Education and Experience

  • Education and experience can increase a grocery store manager's salary. Many grocery store managers become employed in a management training program due to the complex and diverse nature of the required skills for the position. Grocery corporations seek these employees primarily from those with at least a bachelor's degree. Preferred fields for manager recruit candidates include food service management and business management or a specialized degree in supermarket management or design. Grocery experience is often required in order to become a grocery manager due to its complexity.

Work Environment

  • Work environment can also directly affect the salary of a grocery store manager.
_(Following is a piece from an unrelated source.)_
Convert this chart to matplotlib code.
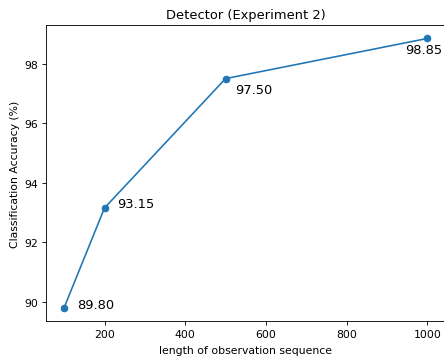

Managers who are paid hourly can, and often do, work overtime with its associated higher wage. Union membership can change the work environment in a grocery store and directly affect pay. While a stated goal of a grocery store union is to promote a five-day, 40-hour work week, it may be able to guarantee a much higher starting wage for employees and managers.

Other Considerations

  • The BLS estimates a generally flat outlook for hiring in the grocery industry. With thin profit margins and increased competition, many small grocery chains are purchased by larger corporations. Opportunities for advancement may result from these corporate mergers. In addition, due to the challenging nature of the position, managers who remain at their positions for longer time will develop a higher pay scale due to yearly raises and may move beyond the store management level to a corporate position, which may pay even more.